YOUR INSTRUCTIONS
Using the records below, locate all lines containing "diagram" and return them.

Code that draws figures
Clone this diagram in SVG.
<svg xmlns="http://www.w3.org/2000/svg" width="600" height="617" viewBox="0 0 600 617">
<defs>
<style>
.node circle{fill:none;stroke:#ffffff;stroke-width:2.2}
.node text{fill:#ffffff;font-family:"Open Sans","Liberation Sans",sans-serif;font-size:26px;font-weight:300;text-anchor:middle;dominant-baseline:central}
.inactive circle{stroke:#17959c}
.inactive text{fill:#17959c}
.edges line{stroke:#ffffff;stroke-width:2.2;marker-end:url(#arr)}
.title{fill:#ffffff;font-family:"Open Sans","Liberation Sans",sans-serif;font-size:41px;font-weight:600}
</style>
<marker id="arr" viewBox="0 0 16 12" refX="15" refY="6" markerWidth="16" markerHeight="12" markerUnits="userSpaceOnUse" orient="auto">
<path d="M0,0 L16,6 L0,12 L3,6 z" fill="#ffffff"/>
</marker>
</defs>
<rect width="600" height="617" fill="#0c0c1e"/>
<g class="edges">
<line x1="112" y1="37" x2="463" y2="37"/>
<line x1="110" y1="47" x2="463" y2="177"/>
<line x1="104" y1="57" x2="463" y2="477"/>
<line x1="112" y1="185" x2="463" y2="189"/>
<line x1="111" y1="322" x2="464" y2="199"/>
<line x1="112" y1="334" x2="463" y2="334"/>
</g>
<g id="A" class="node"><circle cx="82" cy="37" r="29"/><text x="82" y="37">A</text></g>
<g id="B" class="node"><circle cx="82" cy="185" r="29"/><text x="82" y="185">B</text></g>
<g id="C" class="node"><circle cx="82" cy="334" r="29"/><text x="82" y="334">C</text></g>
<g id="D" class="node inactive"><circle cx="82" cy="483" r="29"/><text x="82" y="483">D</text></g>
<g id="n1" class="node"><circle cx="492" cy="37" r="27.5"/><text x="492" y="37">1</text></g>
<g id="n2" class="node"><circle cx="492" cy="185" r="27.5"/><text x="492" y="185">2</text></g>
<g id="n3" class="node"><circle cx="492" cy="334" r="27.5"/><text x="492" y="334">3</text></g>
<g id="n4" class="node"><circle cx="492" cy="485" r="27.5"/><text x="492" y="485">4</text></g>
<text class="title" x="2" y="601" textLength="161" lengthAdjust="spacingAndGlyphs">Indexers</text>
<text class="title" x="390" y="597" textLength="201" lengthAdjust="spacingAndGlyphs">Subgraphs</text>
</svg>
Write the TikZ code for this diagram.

EXERCISE SOLUTION
Clone this diagram in SVG.
Write the TikZ code for this diagram.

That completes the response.